### Task to complete
Retype, exactly as written, every line from the one containing "Give me the TikZ source for this diagram." down to the one containing "minimum width=497, minimum", including both, and nothing else.
--- begin ---
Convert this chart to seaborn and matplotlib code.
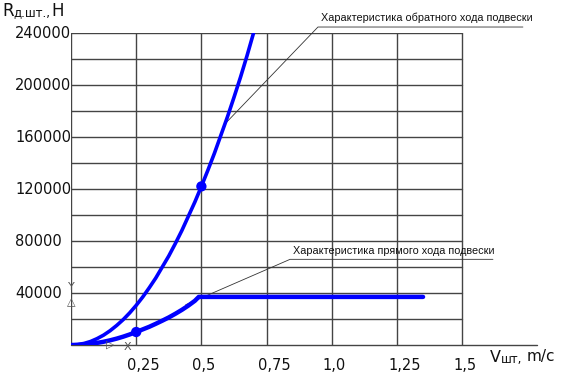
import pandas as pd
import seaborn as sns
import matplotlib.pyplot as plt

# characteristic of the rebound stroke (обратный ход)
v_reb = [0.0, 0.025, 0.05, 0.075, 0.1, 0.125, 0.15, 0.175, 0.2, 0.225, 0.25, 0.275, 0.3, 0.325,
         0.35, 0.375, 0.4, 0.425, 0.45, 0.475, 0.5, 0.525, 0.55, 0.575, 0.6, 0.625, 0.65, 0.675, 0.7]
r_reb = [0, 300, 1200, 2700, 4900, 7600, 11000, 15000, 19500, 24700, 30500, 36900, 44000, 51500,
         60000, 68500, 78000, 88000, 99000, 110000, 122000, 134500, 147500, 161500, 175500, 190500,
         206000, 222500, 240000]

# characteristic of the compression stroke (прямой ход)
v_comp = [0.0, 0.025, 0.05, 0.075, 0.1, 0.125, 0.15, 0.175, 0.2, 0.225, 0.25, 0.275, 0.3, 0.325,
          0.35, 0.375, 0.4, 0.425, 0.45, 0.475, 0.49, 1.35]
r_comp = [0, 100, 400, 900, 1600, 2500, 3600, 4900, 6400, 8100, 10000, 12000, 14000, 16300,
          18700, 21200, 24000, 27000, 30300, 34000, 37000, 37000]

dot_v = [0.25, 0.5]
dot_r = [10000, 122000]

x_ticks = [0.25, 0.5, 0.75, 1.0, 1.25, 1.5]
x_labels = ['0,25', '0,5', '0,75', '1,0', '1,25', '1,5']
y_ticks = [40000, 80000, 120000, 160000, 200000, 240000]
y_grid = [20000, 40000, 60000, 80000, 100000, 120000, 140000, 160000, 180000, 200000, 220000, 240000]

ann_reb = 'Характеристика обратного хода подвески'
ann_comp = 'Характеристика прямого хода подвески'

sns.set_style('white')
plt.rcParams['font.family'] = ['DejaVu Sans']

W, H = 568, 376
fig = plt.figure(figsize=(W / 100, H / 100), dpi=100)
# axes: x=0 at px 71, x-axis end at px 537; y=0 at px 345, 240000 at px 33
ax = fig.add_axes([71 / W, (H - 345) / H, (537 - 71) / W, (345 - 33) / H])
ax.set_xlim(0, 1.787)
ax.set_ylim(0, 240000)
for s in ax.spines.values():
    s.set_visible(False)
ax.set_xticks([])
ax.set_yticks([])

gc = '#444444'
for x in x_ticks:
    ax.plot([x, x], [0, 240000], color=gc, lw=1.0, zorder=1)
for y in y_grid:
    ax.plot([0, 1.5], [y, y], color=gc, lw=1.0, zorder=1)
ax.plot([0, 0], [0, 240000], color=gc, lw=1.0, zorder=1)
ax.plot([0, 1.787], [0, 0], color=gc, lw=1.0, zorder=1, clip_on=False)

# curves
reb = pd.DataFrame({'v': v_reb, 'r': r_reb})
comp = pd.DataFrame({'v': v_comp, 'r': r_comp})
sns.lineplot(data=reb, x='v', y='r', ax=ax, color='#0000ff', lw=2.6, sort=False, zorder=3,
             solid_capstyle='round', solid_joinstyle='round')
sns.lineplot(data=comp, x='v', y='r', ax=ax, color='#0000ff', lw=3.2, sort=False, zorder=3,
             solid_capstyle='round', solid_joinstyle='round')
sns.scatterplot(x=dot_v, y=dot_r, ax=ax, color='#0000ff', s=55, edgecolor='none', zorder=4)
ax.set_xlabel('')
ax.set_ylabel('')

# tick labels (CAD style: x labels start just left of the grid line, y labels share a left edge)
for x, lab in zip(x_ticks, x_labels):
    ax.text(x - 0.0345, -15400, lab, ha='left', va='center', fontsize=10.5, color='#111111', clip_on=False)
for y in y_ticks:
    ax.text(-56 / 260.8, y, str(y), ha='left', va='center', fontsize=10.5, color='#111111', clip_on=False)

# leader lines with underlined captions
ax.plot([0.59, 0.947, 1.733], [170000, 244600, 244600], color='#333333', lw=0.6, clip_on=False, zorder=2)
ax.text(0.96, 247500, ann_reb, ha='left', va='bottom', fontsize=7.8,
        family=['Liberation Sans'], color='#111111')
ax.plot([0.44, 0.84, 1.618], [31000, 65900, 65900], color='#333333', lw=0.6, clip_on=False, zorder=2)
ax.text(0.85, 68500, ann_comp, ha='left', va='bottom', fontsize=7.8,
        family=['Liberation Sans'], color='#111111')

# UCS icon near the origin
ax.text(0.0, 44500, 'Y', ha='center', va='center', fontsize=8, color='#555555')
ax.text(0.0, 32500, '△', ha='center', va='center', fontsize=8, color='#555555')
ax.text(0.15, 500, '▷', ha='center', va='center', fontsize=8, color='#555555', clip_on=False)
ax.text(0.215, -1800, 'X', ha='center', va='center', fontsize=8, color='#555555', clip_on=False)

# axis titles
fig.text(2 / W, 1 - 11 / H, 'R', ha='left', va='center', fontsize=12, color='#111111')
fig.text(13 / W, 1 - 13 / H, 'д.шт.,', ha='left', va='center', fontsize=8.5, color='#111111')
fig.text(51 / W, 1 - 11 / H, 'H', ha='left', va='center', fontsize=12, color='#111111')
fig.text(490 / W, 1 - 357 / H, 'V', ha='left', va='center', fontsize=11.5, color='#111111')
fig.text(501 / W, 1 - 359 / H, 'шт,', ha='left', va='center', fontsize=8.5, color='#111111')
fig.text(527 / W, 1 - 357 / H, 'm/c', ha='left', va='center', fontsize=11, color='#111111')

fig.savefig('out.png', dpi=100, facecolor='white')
--- end ---
--- begin ---
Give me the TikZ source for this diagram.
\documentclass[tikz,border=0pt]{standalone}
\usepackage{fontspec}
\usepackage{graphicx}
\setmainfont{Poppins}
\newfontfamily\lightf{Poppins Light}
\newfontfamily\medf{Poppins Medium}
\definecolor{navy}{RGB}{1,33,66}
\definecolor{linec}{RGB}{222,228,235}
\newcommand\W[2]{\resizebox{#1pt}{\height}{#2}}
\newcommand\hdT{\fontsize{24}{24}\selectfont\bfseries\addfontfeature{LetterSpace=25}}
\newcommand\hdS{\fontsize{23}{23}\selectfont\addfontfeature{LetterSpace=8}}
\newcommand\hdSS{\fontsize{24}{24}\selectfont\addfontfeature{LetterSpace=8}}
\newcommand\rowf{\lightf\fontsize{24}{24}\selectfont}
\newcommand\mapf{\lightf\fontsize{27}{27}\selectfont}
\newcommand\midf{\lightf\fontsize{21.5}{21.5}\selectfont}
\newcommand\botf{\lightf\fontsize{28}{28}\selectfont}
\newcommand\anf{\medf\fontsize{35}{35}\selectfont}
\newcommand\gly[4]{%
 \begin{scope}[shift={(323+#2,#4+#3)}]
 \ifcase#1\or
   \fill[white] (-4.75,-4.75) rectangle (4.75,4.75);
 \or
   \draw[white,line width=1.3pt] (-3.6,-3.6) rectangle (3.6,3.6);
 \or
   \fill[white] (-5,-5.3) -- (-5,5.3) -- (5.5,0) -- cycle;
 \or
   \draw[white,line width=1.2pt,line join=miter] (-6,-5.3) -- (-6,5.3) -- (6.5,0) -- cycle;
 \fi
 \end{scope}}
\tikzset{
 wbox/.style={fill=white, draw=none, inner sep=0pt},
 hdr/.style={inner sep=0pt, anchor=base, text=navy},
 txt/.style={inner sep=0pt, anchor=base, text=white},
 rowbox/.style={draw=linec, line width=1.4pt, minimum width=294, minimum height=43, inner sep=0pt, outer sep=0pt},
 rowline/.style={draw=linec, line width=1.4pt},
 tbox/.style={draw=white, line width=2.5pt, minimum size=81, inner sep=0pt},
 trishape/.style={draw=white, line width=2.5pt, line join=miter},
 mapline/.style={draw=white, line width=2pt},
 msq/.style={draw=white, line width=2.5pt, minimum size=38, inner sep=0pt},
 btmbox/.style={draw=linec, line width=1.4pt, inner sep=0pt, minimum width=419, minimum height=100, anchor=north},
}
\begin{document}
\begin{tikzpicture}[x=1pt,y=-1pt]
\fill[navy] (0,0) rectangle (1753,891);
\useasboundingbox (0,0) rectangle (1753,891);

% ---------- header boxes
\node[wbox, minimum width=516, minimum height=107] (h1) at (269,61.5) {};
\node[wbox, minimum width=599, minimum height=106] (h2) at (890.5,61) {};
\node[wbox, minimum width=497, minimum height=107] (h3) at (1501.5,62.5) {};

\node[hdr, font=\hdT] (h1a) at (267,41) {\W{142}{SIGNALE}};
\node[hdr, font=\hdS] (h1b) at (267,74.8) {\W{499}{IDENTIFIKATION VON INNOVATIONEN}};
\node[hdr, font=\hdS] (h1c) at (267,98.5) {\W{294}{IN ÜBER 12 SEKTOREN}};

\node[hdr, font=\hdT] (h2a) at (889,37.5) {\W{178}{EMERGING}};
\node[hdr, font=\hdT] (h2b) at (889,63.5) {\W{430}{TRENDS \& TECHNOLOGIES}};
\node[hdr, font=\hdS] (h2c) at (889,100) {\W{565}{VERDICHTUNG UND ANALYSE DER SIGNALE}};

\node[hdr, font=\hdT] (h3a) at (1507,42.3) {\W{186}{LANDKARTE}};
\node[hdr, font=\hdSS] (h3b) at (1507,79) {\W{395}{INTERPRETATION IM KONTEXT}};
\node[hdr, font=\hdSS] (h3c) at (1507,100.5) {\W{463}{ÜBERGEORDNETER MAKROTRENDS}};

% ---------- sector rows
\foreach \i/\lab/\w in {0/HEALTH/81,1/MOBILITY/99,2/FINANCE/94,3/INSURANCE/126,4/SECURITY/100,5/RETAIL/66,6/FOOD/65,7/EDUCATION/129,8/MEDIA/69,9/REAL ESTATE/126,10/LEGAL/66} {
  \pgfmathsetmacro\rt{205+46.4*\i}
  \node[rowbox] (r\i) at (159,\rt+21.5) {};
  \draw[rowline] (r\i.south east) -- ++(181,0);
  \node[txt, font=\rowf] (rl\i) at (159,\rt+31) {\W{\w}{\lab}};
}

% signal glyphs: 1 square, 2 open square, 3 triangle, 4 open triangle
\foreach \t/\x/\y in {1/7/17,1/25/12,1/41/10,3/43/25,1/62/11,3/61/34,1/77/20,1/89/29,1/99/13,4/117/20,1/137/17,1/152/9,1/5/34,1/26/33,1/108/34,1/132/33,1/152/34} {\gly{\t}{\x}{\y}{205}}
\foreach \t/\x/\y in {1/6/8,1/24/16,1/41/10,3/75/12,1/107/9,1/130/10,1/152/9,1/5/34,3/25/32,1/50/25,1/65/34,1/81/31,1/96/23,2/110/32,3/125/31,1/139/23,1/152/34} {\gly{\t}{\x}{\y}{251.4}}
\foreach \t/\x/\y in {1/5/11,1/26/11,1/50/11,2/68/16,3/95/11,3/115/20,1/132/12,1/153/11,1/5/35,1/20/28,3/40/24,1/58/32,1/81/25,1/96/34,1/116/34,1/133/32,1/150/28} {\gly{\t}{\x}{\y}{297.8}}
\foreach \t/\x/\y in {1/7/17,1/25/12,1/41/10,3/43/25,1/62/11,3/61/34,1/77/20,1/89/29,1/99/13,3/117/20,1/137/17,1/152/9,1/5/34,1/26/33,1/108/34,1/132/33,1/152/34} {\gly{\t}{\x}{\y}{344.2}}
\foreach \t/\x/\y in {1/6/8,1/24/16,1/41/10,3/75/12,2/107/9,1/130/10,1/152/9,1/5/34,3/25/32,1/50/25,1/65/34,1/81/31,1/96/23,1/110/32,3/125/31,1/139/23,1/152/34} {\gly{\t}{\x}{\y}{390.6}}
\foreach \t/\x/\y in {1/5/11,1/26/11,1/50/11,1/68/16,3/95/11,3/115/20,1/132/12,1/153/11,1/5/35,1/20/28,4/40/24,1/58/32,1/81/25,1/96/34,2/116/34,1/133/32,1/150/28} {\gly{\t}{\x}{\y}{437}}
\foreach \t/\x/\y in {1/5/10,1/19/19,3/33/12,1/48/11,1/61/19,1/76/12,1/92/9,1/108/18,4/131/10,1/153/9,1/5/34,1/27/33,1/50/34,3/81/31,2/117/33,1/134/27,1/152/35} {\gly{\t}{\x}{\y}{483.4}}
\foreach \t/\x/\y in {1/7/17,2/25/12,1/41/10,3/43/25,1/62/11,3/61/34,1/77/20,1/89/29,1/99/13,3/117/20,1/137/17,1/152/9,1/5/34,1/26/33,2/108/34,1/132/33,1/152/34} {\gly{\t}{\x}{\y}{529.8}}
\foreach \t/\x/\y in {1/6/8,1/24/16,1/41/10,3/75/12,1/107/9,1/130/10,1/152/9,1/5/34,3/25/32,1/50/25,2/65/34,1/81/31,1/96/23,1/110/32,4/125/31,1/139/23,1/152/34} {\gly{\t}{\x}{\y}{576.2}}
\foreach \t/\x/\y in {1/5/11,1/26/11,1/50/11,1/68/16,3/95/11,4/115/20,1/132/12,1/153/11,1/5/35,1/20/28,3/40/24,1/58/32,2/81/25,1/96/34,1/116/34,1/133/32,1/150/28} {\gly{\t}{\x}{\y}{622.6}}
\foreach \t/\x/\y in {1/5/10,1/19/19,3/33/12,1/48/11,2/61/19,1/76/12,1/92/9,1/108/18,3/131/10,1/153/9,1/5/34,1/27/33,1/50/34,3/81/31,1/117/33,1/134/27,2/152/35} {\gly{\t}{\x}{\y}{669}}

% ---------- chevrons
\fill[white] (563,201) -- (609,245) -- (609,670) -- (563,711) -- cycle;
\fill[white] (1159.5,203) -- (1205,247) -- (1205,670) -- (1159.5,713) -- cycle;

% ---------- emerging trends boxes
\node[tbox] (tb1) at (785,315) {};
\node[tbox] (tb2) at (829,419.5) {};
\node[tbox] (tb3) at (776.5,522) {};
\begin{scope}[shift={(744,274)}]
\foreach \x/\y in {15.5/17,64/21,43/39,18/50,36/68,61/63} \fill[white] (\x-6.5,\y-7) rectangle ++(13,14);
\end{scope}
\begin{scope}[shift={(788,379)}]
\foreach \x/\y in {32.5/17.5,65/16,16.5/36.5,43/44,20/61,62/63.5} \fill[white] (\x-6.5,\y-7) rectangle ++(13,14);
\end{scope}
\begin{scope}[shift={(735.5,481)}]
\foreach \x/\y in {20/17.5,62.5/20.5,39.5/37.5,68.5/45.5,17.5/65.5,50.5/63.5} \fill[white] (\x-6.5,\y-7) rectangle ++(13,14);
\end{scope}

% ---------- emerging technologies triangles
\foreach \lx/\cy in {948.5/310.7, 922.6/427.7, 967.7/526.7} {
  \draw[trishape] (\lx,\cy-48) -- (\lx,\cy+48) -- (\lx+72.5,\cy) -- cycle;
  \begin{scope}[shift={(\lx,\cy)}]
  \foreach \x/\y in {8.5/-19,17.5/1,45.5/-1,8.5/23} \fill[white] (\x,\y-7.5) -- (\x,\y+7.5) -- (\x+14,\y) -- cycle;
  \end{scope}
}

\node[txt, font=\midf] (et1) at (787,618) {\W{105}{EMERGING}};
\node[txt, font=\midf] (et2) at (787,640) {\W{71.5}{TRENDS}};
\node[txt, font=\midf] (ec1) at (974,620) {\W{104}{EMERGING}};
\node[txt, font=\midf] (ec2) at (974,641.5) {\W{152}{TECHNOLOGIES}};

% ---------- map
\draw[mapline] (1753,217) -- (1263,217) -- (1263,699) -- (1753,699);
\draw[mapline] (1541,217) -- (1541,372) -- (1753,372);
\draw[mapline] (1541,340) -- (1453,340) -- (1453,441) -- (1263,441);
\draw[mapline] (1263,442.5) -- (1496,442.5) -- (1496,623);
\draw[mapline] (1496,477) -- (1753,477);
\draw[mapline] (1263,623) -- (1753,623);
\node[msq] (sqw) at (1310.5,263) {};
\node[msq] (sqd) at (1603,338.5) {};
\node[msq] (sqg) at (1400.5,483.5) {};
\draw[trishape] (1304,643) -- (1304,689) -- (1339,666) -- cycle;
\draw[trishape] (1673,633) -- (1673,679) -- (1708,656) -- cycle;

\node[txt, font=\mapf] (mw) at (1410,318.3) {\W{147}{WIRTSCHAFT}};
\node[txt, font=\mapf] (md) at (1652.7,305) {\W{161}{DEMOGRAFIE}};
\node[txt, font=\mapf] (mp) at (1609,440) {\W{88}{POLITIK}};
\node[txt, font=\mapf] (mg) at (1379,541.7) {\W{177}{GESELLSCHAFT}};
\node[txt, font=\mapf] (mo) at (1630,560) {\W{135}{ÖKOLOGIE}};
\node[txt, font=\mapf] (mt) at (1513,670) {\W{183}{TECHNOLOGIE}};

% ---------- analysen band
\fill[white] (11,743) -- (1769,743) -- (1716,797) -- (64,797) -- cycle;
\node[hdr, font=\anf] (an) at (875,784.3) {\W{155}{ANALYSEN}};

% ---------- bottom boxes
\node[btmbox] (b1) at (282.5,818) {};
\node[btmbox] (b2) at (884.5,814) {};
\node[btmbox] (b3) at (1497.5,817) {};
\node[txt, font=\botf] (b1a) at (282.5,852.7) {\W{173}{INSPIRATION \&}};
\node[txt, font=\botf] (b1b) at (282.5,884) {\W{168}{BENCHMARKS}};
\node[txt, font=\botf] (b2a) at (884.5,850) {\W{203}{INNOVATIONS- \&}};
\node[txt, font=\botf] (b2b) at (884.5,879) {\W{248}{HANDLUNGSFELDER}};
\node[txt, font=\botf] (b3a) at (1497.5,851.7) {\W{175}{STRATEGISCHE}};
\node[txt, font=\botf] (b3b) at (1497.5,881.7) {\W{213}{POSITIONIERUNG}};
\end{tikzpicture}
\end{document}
--- end ---
### Answer for the task
Give me the TikZ source for this diagram.
\documentclass[tikz,border=0pt]{standalone}
\usepackage{fontspec}
\usepackage{graphicx}
\setmainfont{Poppins}
\newfontfamily\lightf{Poppins Light}
\newfontfamily\medf{Poppins Medium}
\definecolor{navy}{RGB}{1,33,66}
\definecolor{linec}{RGB}{222,228,235}
\newcommand\W[2]{\resizebox{#1pt}{\height}{#2}}
\newcommand\hdT{\fontsize{24}{24}\selectfont\bfseries\addfontfeature{LetterSpace=25}}
\newcommand\hdS{\fontsize{23}{23}\selectfont\addfontfeature{LetterSpace=8}}
\newcommand\hdSS{\fontsize{24}{24}\selectfont\addfontfeature{LetterSpace=8}}
\newcommand\rowf{\lightf\fontsize{24}{24}\selectfont}
\newcommand\mapf{\lightf\fontsize{27}{27}\selectfont}
\newcommand\midf{\lightf\fontsize{21.5}{21.5}\selectfont}
\newcommand\botf{\lightf\fontsize{28}{28}\selectfont}
\newcommand\anf{\medf\fontsize{35}{35}\selectfont}
\newcommand\gly[4]{%
 \begin{scope}[shift={(323+#2,#4+#3)}]
 \ifcase#1\or
   \fill[white] (-4.75,-4.75) rectangle (4.75,4.75);
 \or
   \draw[white,line width=1.3pt] (-3.6,-3.6) rectangle (3.6,3.6);
 \or
   \fill[white] (-5,-5.3) -- (-5,5.3) -- (5.5,0) -- cycle;
 \or
   \draw[white,line width=1.2pt,line join=miter] (-6,-5.3) -- (-6,5.3) -- (6.5,0) -- cycle;
 \fi
 \end{scope}}
\tikzset{
 wbox/.style={fill=white, draw=none, inner sep=0pt},
 hdr/.style={inner sep=0pt, anchor=base, text=navy},
 txt/.style={inner sep=0pt, anchor=base, text=white},
 rowbox/.style={draw=linec, line width=1.4pt, minimum width=294, minimum height=43, inner sep=0pt, outer sep=0pt},
 rowline/.style={draw=linec, line width=1.4pt},
 tbox/.style={draw=white, line width=2.5pt, minimum size=81, inner sep=0pt},
 trishape/.style={draw=white, line width=2.5pt, line join=miter},
 mapline/.style={draw=white, line width=2pt},
 msq/.style={draw=white, line width=2.5pt, minimum size=38, inner sep=0pt},
 btmbox/.style={draw=linec, line width=1.4pt, inner sep=0pt, minimum width=419, minimum height=100, anchor=north},
}
\begin{document}
\begin{tikzpicture}[x=1pt,y=-1pt]
\fill[navy] (0,0) rectangle (1753,891);
\useasboundingbox (0,0) rectangle (1753,891);

% ---------- header boxes
\node[wbox, minimum width=516, minimum height=107] (h1) at (269,61.5) {};
\node[wbox, minimum width=599, minimum height=106] (h2) at (890.5,61) {};
\node[wbox, minimum width=497, minimum height=107] (h3) at (1501.5,62.5) {};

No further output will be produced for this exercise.